**WRITTEN TASK:**
Copy out each line that has "this" in it.

[start]

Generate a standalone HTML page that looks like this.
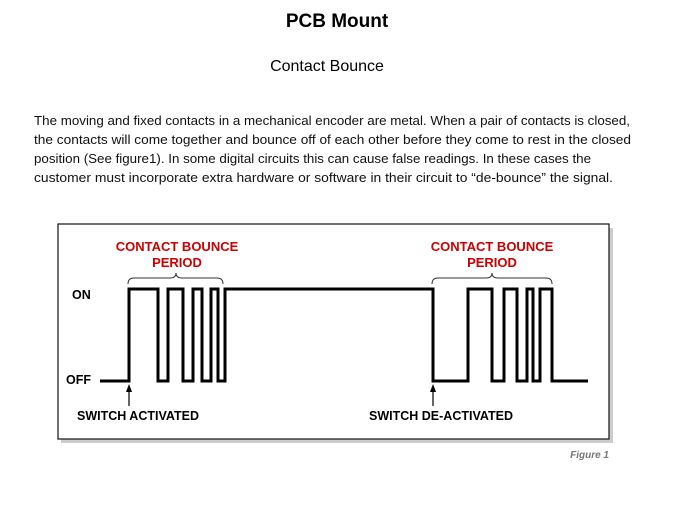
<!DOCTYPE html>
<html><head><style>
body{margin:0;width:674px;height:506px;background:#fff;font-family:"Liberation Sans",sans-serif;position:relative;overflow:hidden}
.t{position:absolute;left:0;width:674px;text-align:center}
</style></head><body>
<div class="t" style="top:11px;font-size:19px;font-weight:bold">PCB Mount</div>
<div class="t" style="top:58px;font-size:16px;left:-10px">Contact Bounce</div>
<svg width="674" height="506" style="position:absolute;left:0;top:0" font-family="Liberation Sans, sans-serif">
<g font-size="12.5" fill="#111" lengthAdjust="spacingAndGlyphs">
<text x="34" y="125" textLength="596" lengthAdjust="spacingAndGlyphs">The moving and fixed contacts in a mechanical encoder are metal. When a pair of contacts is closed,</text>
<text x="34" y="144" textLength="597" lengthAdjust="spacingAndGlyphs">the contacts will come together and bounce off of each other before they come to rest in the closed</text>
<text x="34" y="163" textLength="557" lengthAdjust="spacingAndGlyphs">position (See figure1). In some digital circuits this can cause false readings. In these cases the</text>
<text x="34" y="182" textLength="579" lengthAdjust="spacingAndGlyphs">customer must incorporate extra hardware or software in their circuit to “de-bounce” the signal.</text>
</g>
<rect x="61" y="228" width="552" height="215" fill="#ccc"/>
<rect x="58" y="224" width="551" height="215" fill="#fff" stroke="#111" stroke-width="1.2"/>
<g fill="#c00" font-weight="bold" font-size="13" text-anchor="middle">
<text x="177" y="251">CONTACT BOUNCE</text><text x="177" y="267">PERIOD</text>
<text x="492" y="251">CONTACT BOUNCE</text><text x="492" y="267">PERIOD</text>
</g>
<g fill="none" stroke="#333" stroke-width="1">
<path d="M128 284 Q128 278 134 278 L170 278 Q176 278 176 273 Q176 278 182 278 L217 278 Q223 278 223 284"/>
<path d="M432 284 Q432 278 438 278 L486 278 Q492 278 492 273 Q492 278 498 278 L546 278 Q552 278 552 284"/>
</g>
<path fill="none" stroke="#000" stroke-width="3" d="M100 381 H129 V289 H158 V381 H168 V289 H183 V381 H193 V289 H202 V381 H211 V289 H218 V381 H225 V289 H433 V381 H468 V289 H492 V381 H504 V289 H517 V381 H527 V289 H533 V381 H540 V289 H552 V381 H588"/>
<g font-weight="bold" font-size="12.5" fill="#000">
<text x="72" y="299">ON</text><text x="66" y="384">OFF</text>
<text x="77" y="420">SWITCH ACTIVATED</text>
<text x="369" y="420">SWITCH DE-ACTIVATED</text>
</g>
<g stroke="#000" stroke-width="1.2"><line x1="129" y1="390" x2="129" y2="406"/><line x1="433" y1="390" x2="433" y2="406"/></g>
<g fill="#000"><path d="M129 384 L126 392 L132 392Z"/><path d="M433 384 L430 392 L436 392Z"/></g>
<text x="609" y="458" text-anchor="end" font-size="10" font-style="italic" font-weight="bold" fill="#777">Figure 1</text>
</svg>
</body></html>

[end]

**FINISHED ANSWER:**
Generate a standalone HTML page that looks like this.
<text x="34" y="163" textLength="557" lengthAdjust="spacingAndGlyphs">position (See figure1). In some digital circuits this can cause false readings. In these cases the</text>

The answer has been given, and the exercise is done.